This is the code used to generate the results published in Machine Learning Yield Prediction from NiCOlit, a Small-Size Literature Data Set of Nickel Catalyzed C–O Couplings
A preprint version is available on ChemArxiv.
The NiCOlit dataset is accessible here.
A description of the different folders is given below :
- aqc_utils : this folder contains usefull tools released by Auto-QChem.
- data :
- the NiCOlit dataset downloadable here.
- HTE : HTE datasets published by D. T. Ahneman et al. and A. B. Santanilla et al. and used in a publication of P. Scwhaller.
- utils : csv files of DFT molecular featurization needed for DFT-featurization.
- rxnfp_featurization : csv files of Ahneman, Santanilla and NiCOlit datasets featurized with the RXNFP method.
- descriptors :
- preprocessing of the NiCOlit dataset.
- DFT and RDKit featurisation.
- images : All images displayed in the article.
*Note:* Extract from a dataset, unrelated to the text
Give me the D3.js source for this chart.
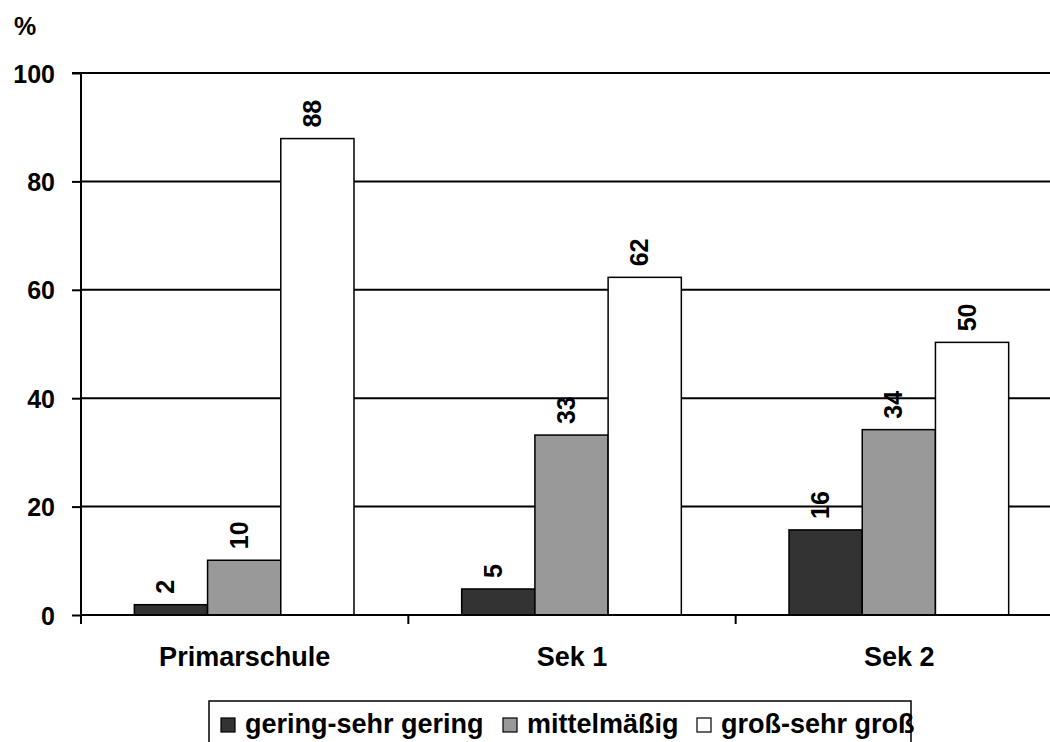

- notebooks_dft : All notebooks allowing to compute the DFT featurizations of molecules in the dataset
- notebooks_ord : All notebooks necessary for producing the csv for ORD submission of NiCOlit
- notebooks_dataset_analysis:
- 01_visualization_chemical_analysis: Displays the relative occurences of coupling-partner/substrate/ligand pairs in NiCOlit (Figure 1 of the paper)
- 02_visualization_diversity_and_scope_optimization_structure: Analysis of the dataset's chemical diversity and scope optimisation structure (Figure 2 and 3 of the paper)
- 03_visualization_chemical_space_exploration: Displays the dataset with an analysis of DOI/coupling partners/substrate repartition within the dataset (Figure 4 of the paper)
- 04_visualization_nickel_precursors: visualiszing catalysts precursors
- notebooks_prediction_results: all notebooks necessary to run the different machine learning models
- notebooks_prediction_visualisation: all notebooks necessary to analyze the predictions of machine learning models
Best use with following requirements :
pip install -r requirements.txt
In order to reproduce the figures and experimens from the paper, you can run in order the notebooks in the different notebooks sections (except the ones in the notebooks_dft, that were used to compute the DFT descriptors which are direclty accessible in the data folder). The only prerequisite is running the notebooks from notebooks_prediction_results before those from notebooks_prediction_visualization.